→ Material
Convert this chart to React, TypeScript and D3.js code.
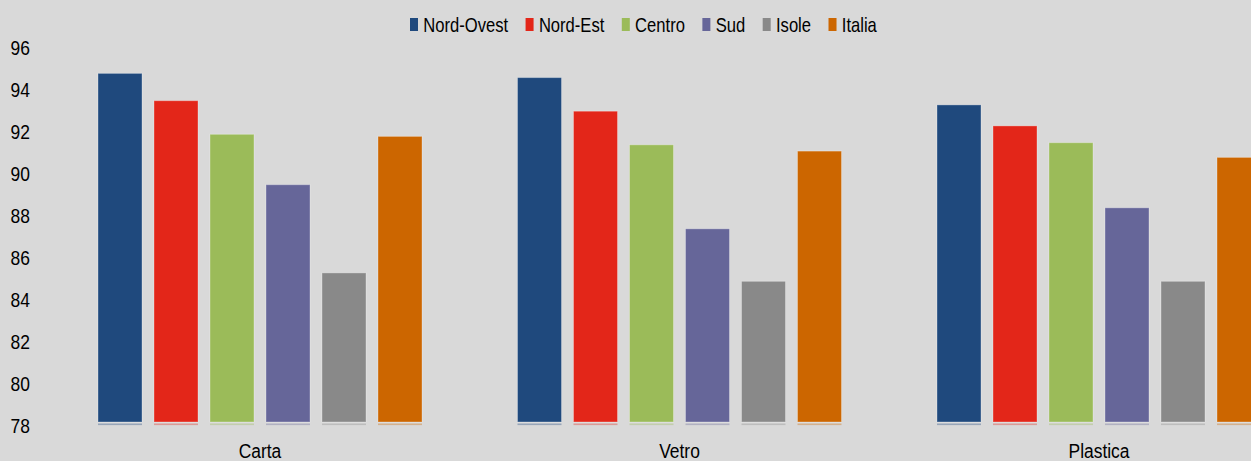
import React, { useEffect, useRef } from "react";
import * as d3 from "d3";

const categories = ["Carta", "Vetro", "Plastica"];
const series = ["Nord-Ovest", "Nord-Est", "Centro", "Sud", "Isole", "Italia"];
const colors = ["#1f497d", "#e32619", "#9bbb59", "#666699", "#898989", "#cc6600"];

// valori per categoria, nell'ordine delle serie
const carta = [94.6, 93.3, 91.7, 89.3, 85.1, 91.6];
const vetro = [94.4, 92.8, 91.2, 87.2, 84.7, 90.9];
const plastica = [93.1, 92.1, 91.3, 88.2, 84.7, 90.6];
const values = [carta, vetro, plastica];

const yTicks = [78, 80, 82, 84, 86, 88, 90, 92, 94, 96];

const FONT = "'Liberation Sans', Arial, sans-serif";
const SX = 0.83; // testo "narrow"

const App: React.FC = () => {
  const svgRef = useRef<SVGSVGElement>(null);

  useEffect(() => {
    const width = 1251;
    const height = 461;

    const svg = d3.select(svgRef.current).attr("width", width).attr("height", height);
    svg.selectAll("*").remove();

    svg.append("rect").attr("width", width).attr("height", height).attr("fill", "#d9d9d9");

    const y = d3.scaleLinear().domain([78, 96]).range([422, 44]);

    const x0 = d3.scaleBand<string>().domain(categories).range([50.25, 1308.75]).padding(0);
    const half = 168;
    const x1 = d3
      .scaleBand<string>()
      .domain(series)
      .range([x0.bandwidth() / 2 - half, x0.bandwidth() / 2 + half])
      .paddingInner(12 / 56)
      .paddingOuter(6 / 56);

    const groups = svg
      .selectAll(".group")
      .data(categories)
      .enter()
      .append("g")
      .attr("class", "group")
      .attr("transform", d => `translate(${x0(d)},0)`);

    groups.each(function (cat, ci) {
      const g = d3.select(this);
      const rows = series.map((s, si) => ({ s, v: values[ci][si], c: colors[si] }));

      g.selectAll(".bar")
        .data(rows)
        .enter()
        .append("rect")
        .attr("class", "bar")
        .attr("x", d => x1(d.s)!)
        .attr("y", d => y(d.v))
        .attr("width", x1.bandwidth())
        .attr("height", d => y(78) - y(d.v))
        .attr("fill", d => d.c)
        .attr("stroke", "rgba(255,255,255,0.3)")
        .attr("stroke-width", 1);

      // riflesso sotto le barre
      g.selectAll(".refl")
        .data(rows)
        .enter()
        .append("rect")
        .attr("class", "refl")
        .attr("x", d => x1(d.s)!)
        .attr("y", y(78) + 1.5)
        .attr("width", x1.bandwidth())
        .attr("height", 1.6)
        .attr("fill", d => d.c)
        .attr("opacity", 0.35);

      g.append("text")
        .attr("transform", `translate(${x0.bandwidth() / 2},458) scale(${SX},1)`)
        .attr("text-anchor", "middle")
        .style("font-family", FONT)
        .style("font-size", "21px")
        .attr("fill", "#000")
        .text(cat);
    });

    // asse y
    svg
      .append("g")
      .selectAll("text")
      .data(yTicks)
      .enter()
      .append("text")
      .attr("transform", d => `translate(30,${y(d) + 11.3}) scale(${SX},1)`)
      .attr("text-anchor", "end")
      .style("font-family", FONT)
      .style("font-size", "21px")
      .attr("fill", "#000")
      .text(d => d);

    // legenda
    const legend = svg.append("g").attr("transform", "translate(410,0)");
    let offset = 0;
    series.forEach((s, i) => {
      const item = legend.append("g").attr("transform", `translate(${offset},0)`);
      item.append("rect").attr("x", 0).attr("y", 18).attr("width", 8).attr("height", 13).attr("fill", colors[i]);
      const t = item
        .append("text")
        .attr("transform", `translate(13.3,31.5) scale(${SX},1)`)
        .style("font-family", FONT)
        .style("font-size", "20px")
        .attr("fill", "#000")
        .text(s);
      const w = (t.node() as SVGTextElement).getComputedTextLength() * SX;
      offset += 13.3 + w + 17.5;
    });
  }, []);

  return (
    <div>
      <svg ref={svgRef} style={{ position: "absolute", left: 0, top: 0, display: "block" }}></svg>
    </div>
  );
};

export default App;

→ Exercise directions
In the data above, please extract the lines from the first one through the line with "import * as", exactly, and keep pictures out.

→ Correct result
Convert this chart to React, TypeScript and D3.js code.
import React, { useEffect, useRef } from "react";
import * as d3 from "d3";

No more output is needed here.